-------- Material for the task --------

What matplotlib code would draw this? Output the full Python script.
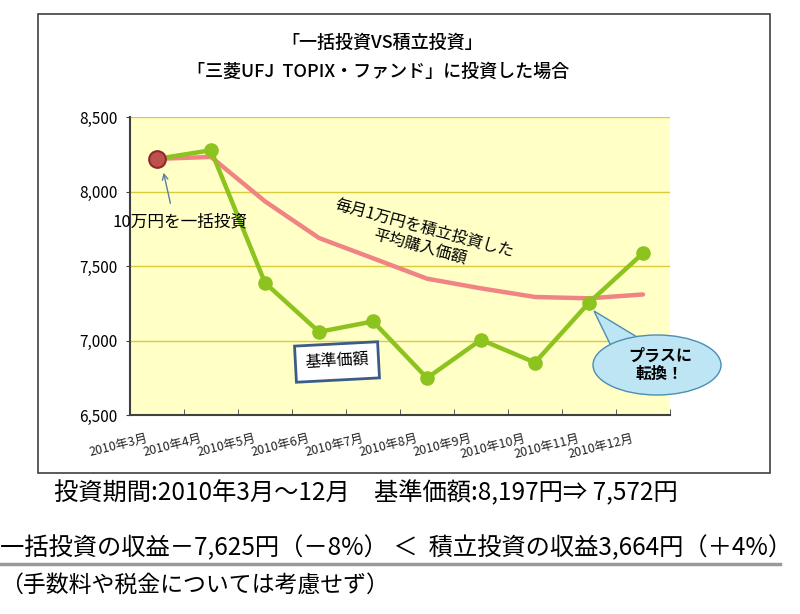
import matplotlib
matplotlib.use("Agg")
import matplotlib.pyplot as plt
import matplotlib.transforms as mtransforms
from matplotlib.patches import Rectangle, Ellipse, Polygon
from matplotlib.ticker import FuncFormatter, MultipleLocator

plt.rcParams["font.family"] = ["Noto Sans CJK JP", "DejaVu Sans"]

months = ["2010年3月", "2010年4月", "2010年5月", "2010年6月", "2010年7月",
          "2010年8月", "2010年9月", "2010年10月", "2010年11月", "2010年12月"]
nav = [8219, 8277, 7387, 7058, 7128, 6748, 7005, 6852, 7254, 7586]
avg_cost = [8219, 8232, 7934, 7688, 7552, 7415, 7350, 7292, 7283, 7309]

W, H = 800, 614


def fx(x):
    return x / W


def fy(y):
    return 1 - y / H


fig = plt.figure(figsize=(8, 6.14), dpi=100)
fig.patch.set_facecolor("white")

# chart frame
fig.patches.append(Rectangle((fx(38), fy(473)), fx(732), 459 / H, transform=fig.transFigure,
                             fill=False, edgecolor="#404040", linewidth=1.2, zorder=0))

ax = fig.add_axes([fx(130), fy(415), fx(540), 298 / H])
ax.set_facecolor("#FFFFC6")
x = list(range(len(months)))

ax.plot(x, avg_cost, color="#F08484", linewidth=3.2, zorder=3, solid_capstyle="round")
ax.plot(x, nav, color="#8CC31E", linewidth=3.2, marker="o", markersize=9.5,
        markerfacecolor="#8CC31E", markeredgecolor="#8CC31E", zorder=4)
ax.plot(x[0], nav[0], marker="o", markersize=12, markerfacecolor="#C0504D",
        markeredgecolor="#8B2A2A", markeredgewidth=1.5, zorder=5)

ax.set_xlim(-0.5, len(months) - 0.5)
ax.set_ylim(6500, 8500)
ax.yaxis.set_major_locator(MultipleLocator(500))
ax.yaxis.set_major_formatter(FuncFormatter(lambda v, p: f"{int(v):,}"))
ax.grid(axis="y", color="#D9CC3A", linewidth=1)
ax.set_axisbelow(True)

for s in ["top", "right"]:
    ax.spines[s].set_visible(False)
ax.spines["left"].set_color("#404040")
ax.spines["bottom"].set_color("#404040")
ax.spines["left"].set_linewidth(1.5)
ax.spines["bottom"].set_linewidth(1.5)

ax.set_xticks(x)
ax.set_xticklabels(months, rotation=14, ha="right", rotation_mode="anchor", fontsize=9,
                   color="#222222")
ax.set_xticks([i + 0.5 for i in x], minor=True)
ax.tick_params(axis="x", which="major", length=0, pad=12)
ax.tick_params(axis="x", which="minor", length=4, direction="in", color="#404040")
ax.tick_params(axis="y", length=3, direction="out", labelsize=11, color="#404040", pad=6)
offset = mtransforms.ScaledTranslation(-11 / 100, 0, fig.dpi_scale_trans)
for lbl in ax.get_xticklabels():
    lbl.set_transform(lbl.get_transform() + offset)

# title
fig.text(fx(382), fy(43), "「一括投資VS積立投資」", ha="center", va="center", fontsize=13,
         fontweight="medium")
fig.text(fx(378), fy(72), "「三菱UFJ  TOPIX・ファンド」に投資した場合", ha="center", va="center",
         fontsize=13, fontweight="medium")

# annotations inside the chart
fig.text(fx(113), fy(222), "10万円を一括投資", ha="left", va="center", fontsize=12)
ax.annotate("", xy=(fx(163), fy(170)), xytext=(fx(171), fy(206)),
            xycoords="figure fraction", textcoords="figure fraction",
            arrowprops=dict(arrowstyle="->", color="#5A7FA8", lw=1))

fig.text(fx(422), fy(238), "毎月1万円を積立投資した\n平均購入価額", ha="center", va="center",
         fontsize=11.5, rotation=-15, linespacing=1.05)

fig.text(fx(337), fy(362), "基準価額", ha="center", va="center", fontsize=11.5, rotation=3,
         bbox=dict(boxstyle="square,pad=0.6", facecolor="white", edgecolor="#3B5C88", linewidth=2))

# speech bubble
tail = Polygon([(fx(594), fy(311)), (fx(612), fy(348)), (fx(642), fy(340))], closed=True,
               transform=fig.transFigure, facecolor="#BEE5F4", edgecolor="#4A8EB5", linewidth=1, zorder=5)
bubble = Ellipse((fx(657), fy(365)), fx(128), 60 / H, transform=fig.transFigure,
                 facecolor="#BEE5F4", edgecolor="#4A8EB5", linewidth=1, zorder=6)
fig.patches.extend([tail, bubble])
fig.text(fx(660), fy(365), "プラスに\n転換！", ha="center", va="center", fontsize=11.5,
         fontweight="bold", linespacing=1.15, zorder=7)

# text below the chart
fig.text(fx(54), fy(493), "投資期間:2010年3月～12月　基準価額:8,197円⇒ 7,572円", ha="left",
         va="center", fontsize=17.5)
fig.text(fx(0), fy(548), "一括投資の収益－7,625円（－8%） ＜  積立投資の収益3,664円（＋4%）", ha="left",
         va="center", fontsize=17.5)
fig.lines.append(plt.Line2D([0, fx(780)], [fy(564), fy(564)], transform=fig.transFigure,
                            color="#9A9A9A", linewidth=2.5))
fig.text(fx(0), fy(585), "（手数料や税金については考慮せず）", ha="left", va="center", fontsize=16.5)

fig.savefig("out.png", dpi=100)
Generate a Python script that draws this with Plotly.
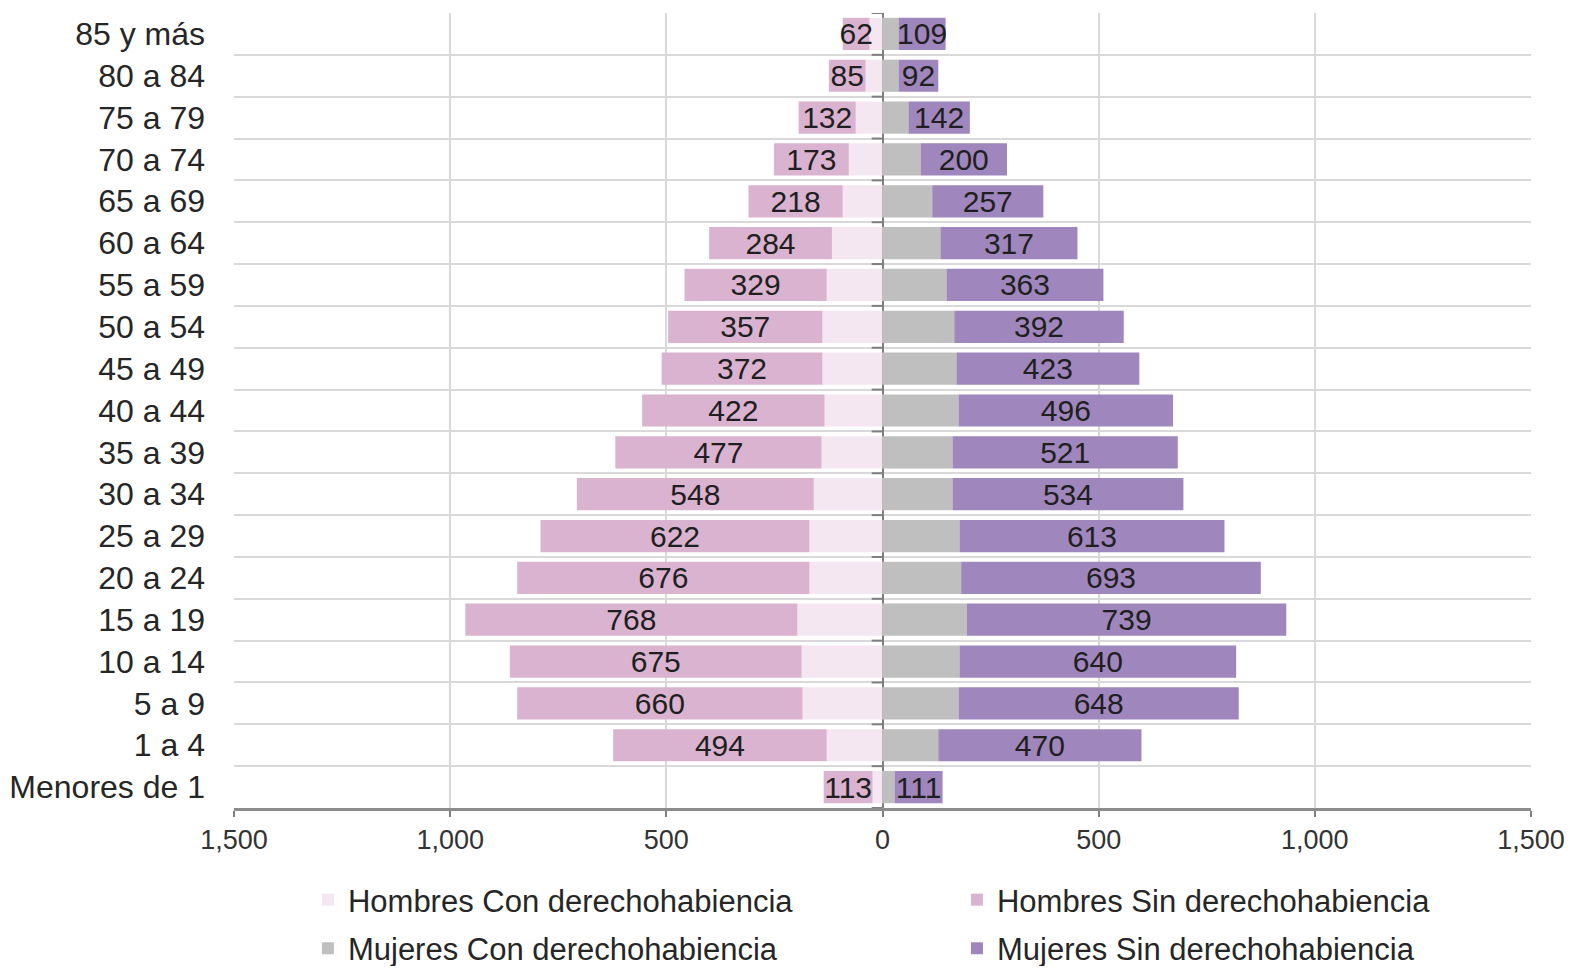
import plotly.graph_objects as go

categories = ["Menores de 1", "1 a 4", "5 a 9", "10 a 14", "15 a 19", "20 a 24", "25 a 29",
              "30 a 34", "35 a 39", "40 a 44", "45 a 49", "50 a 54", "55 a 59", "60 a 64",
              "65 a 69", "70 a 74", "75 a 79", "80 a 84", "85 y más"]
hombres_con = [23, 129, 185, 187, 197, 169, 169, 159, 141, 134, 139, 139, 129, 117, 92, 78, 62, 39, 30]
hombres_sin = [113, 494, 660, 675, 768, 676, 622, 548, 477, 422, 372, 357, 329, 284, 218, 173, 132, 85, 62]
mujeres_con = [28, 129, 176, 178, 195, 182, 178, 162, 162, 176, 171, 166, 148, 134, 115, 88, 60, 37, 37]
mujeres_sin = [111, 470, 648, 640, 739, 693, 613, 534, 521, 496, 423, 392, 363, 317, 257, 200, 142, 92, 109]
x_ticks = [-1500, -1000, -500, 0, 500, 1000, 1500]

FONT = "Liberation Sans, Arial, sans-serif"
ypos = list(range(len(categories)))

c_hcon = "#f4e7f1"
c_hsin = "#d9b3cf"
c_mcon = "#bfbfbf"
c_msin = "#9f86bc"

label_font = dict(family=FONT, size=30, color="#1f1f1f")

fig = go.Figure()
fig.add_trace(go.Bar(y=ypos, x=[-v for v in hombres_con], orientation="h", name="Hombres Con derechohabiencia",
                     marker=dict(color=c_hcon, line=dict(width=0)), legend="legend"))
fig.add_trace(go.Bar(y=ypos, x=[-v for v in hombres_sin], orientation="h", name="Hombres Sin derechohabiencia",
                     marker=dict(color=c_hsin, line=dict(width=0)), legend="legend2",
                     text=[str(v) for v in hombres_sin], textposition="inside", insidetextanchor="middle",
                     textangle=0, constraintext="none", cliponaxis=False, textfont=label_font))
fig.add_trace(go.Bar(y=ypos, x=mujeres_con, orientation="h", name="Mujeres Con derechohabiencia",
                     marker=dict(color=c_mcon, line=dict(width=0)), legend="legend3"))
fig.add_trace(go.Bar(y=ypos, x=mujeres_sin, orientation="h", name="Mujeres Sin derechohabiencia",
                     marker=dict(color=c_msin, line=dict(width=0)), legend="legend4",
                     text=[str(v) for v in mujeres_sin], textposition="inside", insidetextanchor="middle",
                     textangle=0, constraintext="none", cliponaxis=False, textfont=label_font))

# small tick marks on the central axis at category boundaries
for i in range(len(categories) + 1):
    fig.add_shape(type="line", xref="x", yref="y", x0=-25, x1=0, y0=i - 0.5, y1=i - 0.5,
                  line=dict(color="#7f7f7f", width=2), layer="above")

leg_font = dict(family=FONT, size=31, color="#262626")
def leg(x, y):
    return dict(orientation="h", x=x, y=y, xanchor="left", yanchor="middle",
                font=leg_font, bgcolor="rgba(0,0,0,0)")

fig.update_layout(
    width=1559, height=958,
    barmode="relative", bargap=0.23,
    plot_bgcolor="white", paper_bgcolor="white",
    margin=dict(l=226, r=36, t=5, b=158, autoexpand=False),
    font=dict(family=FONT, color="#262626"),
    xaxis=dict(range=[-1500, 1500], tickvals=x_ticks,
               ticktext=[f"{abs(v):,}" for v in x_ticks],
               tickfont=dict(family=FONT, size=27, color="#333333"),
               showgrid=True, gridcolor="#d9d9d9", gridwidth=2,
               zeroline=True, zerolinecolor="#7f7f7f", zerolinewidth=2,
               showline=True, linecolor="#8c8c8c", linewidth=3,
               ticks="outside", ticklen=6, tickcolor="#7f7f7f", tickwidth=2,
               ticklabelstandoff=0, automargin=False, fixedrange=True),
    yaxis=dict(range=[-0.5, len(categories) - 0.5], tickvals=ypos, ticktext=categories,
               tickfont=dict(family=FONT, size=32, color="#262626"),
               showgrid=False, zeroline=False, showline=False, ticks="",
               ticklabelstandoff=28, automargin=False,
               minor=dict(tick0=-0.5, dtick=1, showgrid=True, gridcolor="#d9d9d9", gridwidth=2, ticks=""),
               fixedrange=True),
    legend=leg(0.057, -0.1157),
    legend2=leg(0.5574, -0.1157),
    legend3=leg(0.057, -0.1770),
    legend4=leg(0.5574, -0.1770),
    showlegend=True,
)

fig.write_html("out.html")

--------

From the material above, reproduce only what runs from the line holding "Generate a Python" down to the line holding "import plotly.graph_objects as go", both included, pictures excluded.

Generate a Python script that draws this with Plotly.
import plotly.graph_objects as go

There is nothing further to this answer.